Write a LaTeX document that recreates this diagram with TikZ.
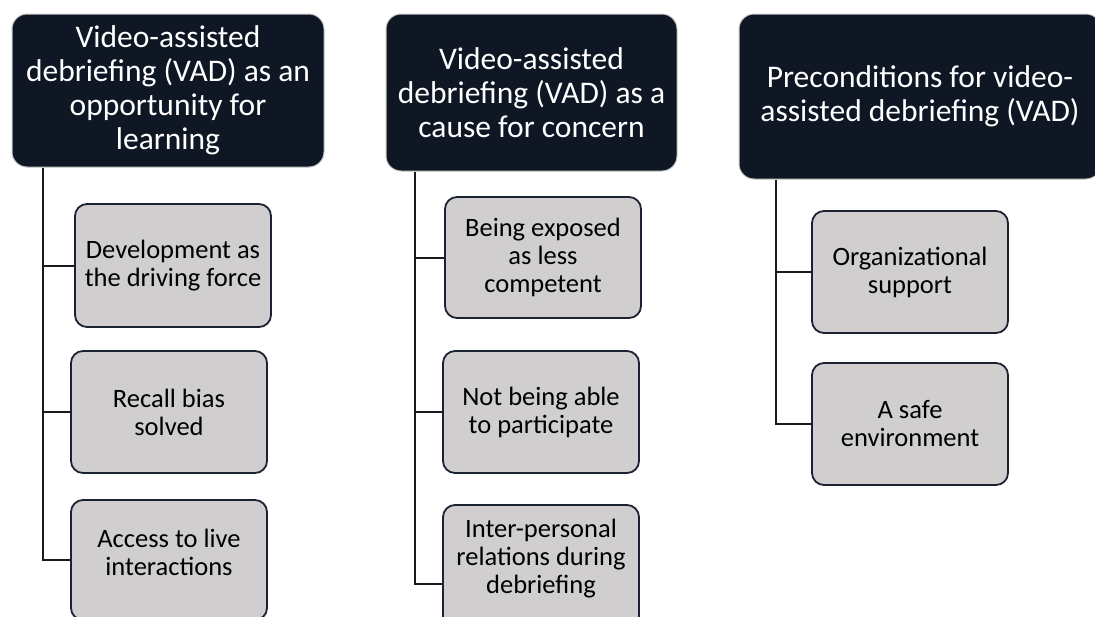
\documentclass[tikz,border=0pt]{standalone}
\usepackage{fontspec}
\setmainfont{Carlito}
\definecolor{headfill}{HTML}{0F1724}
\definecolor{headline}{HTML}{C8C8C8}
\definecolor{childfill}{HTML}{D0CECE}
\definecolor{childline}{HTML}{1B2333}
\definecolor{connline}{HTML}{1A1A1A}
\tikzset{
  headbox/.style={draw=headline, line width=1pt, fill=headfill, text=white,
    rounded corners=15pt, align=center, inner sep=0pt,
    font=\fontsize{31.5}{34}\selectfont},
  childbox/.style={draw=childline, line width=1.8pt, fill=childfill, text=black,
    rounded corners=12pt, align=center, inner sep=0pt,
    minimum width=196pt, font=\fontsize{26.5}{28}\selectfont},
  conn/.style={draw=connline, line width=2pt}
}
\begin{document}
\begin{tikzpicture}[x=1pt,y=-1pt]
\useasboundingbox (0,0) rectangle (1095,616);
% headers
\node[headbox, minimum width=312pt, minimum height=153pt] (h1) at (168,90.5)
  {Video-assisted\\debriefing (VAD) as an\\opportunity for\\learning};
\node[headbox, minimum width=291pt, minimum height=157pt] (h2) at (531.5,92.5)
  {Video-assisted\\debriefing (VAD) as a\\cause for concern};
\node[headbox, minimum width=362pt, minimum height=165pt] (h3) at (920,96.5)
  {Preconditions for video-\\assisted debriefing (VAD)};
% column 1 children
\node[childbox, minimum height=123pt] (c11) at (173,265.5) {Development as\\the driving force};
\node[childbox, minimum height=122pt] (c12) at (169,412) {Recall bias\\solved};
\node[childbox, minimum height=120pt] (c13) at (169,560) {Access to live\\interactions\\[-12pt]\mbox{}};
% column 2 children
\node[childbox, minimum height=121pt] (c21) at (543,257.5) {Being exposed\\as less\\competent};
\node[childbox, minimum height=122pt] (c22) at (541,412) {Not being able\\to participate};
\node[childbox, minimum height=158pt] (c23) at (541,584) {Inter-personal\\relations during\\debriefing\\\mbox{}\\\mbox{}};
% column 3 children
\node[childbox, minimum height=122pt] (c31) at (910,272) {Organizational\\support};
\node[childbox, minimum height=122pt] (c32) at (910,424) {A safe\\environment};
% connectors
\draw[conn] ([xshift=31pt]h1.south west) |- (c11.west);
\draw[conn] ([xshift=31pt]h1.south west) |- (c12.west);
\draw[conn] ([xshift=31pt]h1.south west) |- (c13.west);
\draw[conn] ([xshift=29pt]h2.south west) |- (c21.west);
\draw[conn] ([xshift=29pt]h2.south west) |- (c22.west);
\draw[conn] ([xshift=29pt]h2.south west) |- (c23.west);
\draw[conn] ([xshift=37pt]h3.south west) |- (c31.west);
\draw[conn] ([xshift=37pt]h3.south west) |- (c32.west);
\end{tikzpicture}
\end{document}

========================

## Objective
Using the data above, write out every line exactly, leaving the images behind.

## Response to the task
Write a LaTeX document that recreates this diagram with TikZ.
\documentclass[tikz,border=0pt]{standalone}
\usepackage{fontspec}
\setmainfont{Carlito}
\definecolor{headfill}{HTML}{0F1724}
\definecolor{headline}{HTML}{C8C8C8}
\definecolor{childfill}{HTML}{D0CECE}
\definecolor{childline}{HTML}{1B2333}
\definecolor{connline}{HTML}{1A1A1A}
\tikzset{
  headbox/.style={draw=headline, line width=1pt, fill=headfill, text=white,
    rounded corners=15pt, align=center, inner sep=0pt,
    font=\fontsize{31.5}{34}\selectfont},
  childbox/.style={draw=childline, line width=1.8pt, fill=childfill, text=black,
    rounded corners=12pt, align=center, inner sep=0pt,
    minimum width=196pt, font=\fontsize{26.5}{28}\selectfont},
  conn/.style={draw=connline, line width=2pt}
}
\begin{document}
\begin{tikzpicture}[x=1pt,y=-1pt]
\useasboundingbox (0,0) rectangle (1095,616);
% headers
\node[headbox, minimum width=312pt, minimum height=153pt] (h1) at (168,90.5)
  {Video-assisted\\debriefing (VAD) as an\\opportunity for\\learning};
\node[headbox, minimum width=291pt, minimum height=157pt] (h2) at (531.5,92.5)
  {Video-assisted\\debriefing (VAD) as a\\cause for concern};
\node[headbox, minimum width=362pt, minimum height=165pt] (h3) at (920,96.5)
  {Preconditions for video-\\assisted debriefing (VAD)};
% column 1 children
\node[childbox, minimum height=123pt] (c11) at (173,265.5) {Development as\\the driving force};
\node[childbox, minimum height=122pt] (c12) at (169,412) {Recall bias\\solved};
\node[childbox, minimum height=120pt] (c13) at (169,560) {Access to live\\interactions\\[-12pt]\mbox{}};
% column 2 children
\node[childbox, minimum height=121pt] (c21) at (543,257.5) {Being exposed\\as less\\competent};
\node[childbox, minimum height=122pt] (c22) at (541,412) {Not being able\\to participate};
\node[childbox, minimum height=158pt] (c23) at (541,584) {Inter-personal\\relations during\\debriefing\\\mbox{}\\\mbox{}};
% column 3 children
\node[childbox, minimum height=122pt] (c31) at (910,272) {Organizational\\support};
\node[childbox, minimum height=122pt] (c32) at (910,424) {A safe\\environment};
% connectors
\draw[conn] ([xshift=31pt]h1.south west) |- (c11.west);
\draw[conn] ([xshift=31pt]h1.south west) |- (c12.west);
\draw[conn] ([xshift=31pt]h1.south west) |- (c13.west);
\draw[conn] ([xshift=29pt]h2.south west) |- (c21.west);
\draw[conn] ([xshift=29pt]h2.south west) |- (c22.west);
\draw[conn] ([xshift=29pt]h2.south west) |- (c23.west);
\draw[conn] ([xshift=37pt]h3.south west) |- (c31.west);
\draw[conn] ([xshift=37pt]h3.south west) |- (c32.west);
\end{tikzpicture}
\end{document}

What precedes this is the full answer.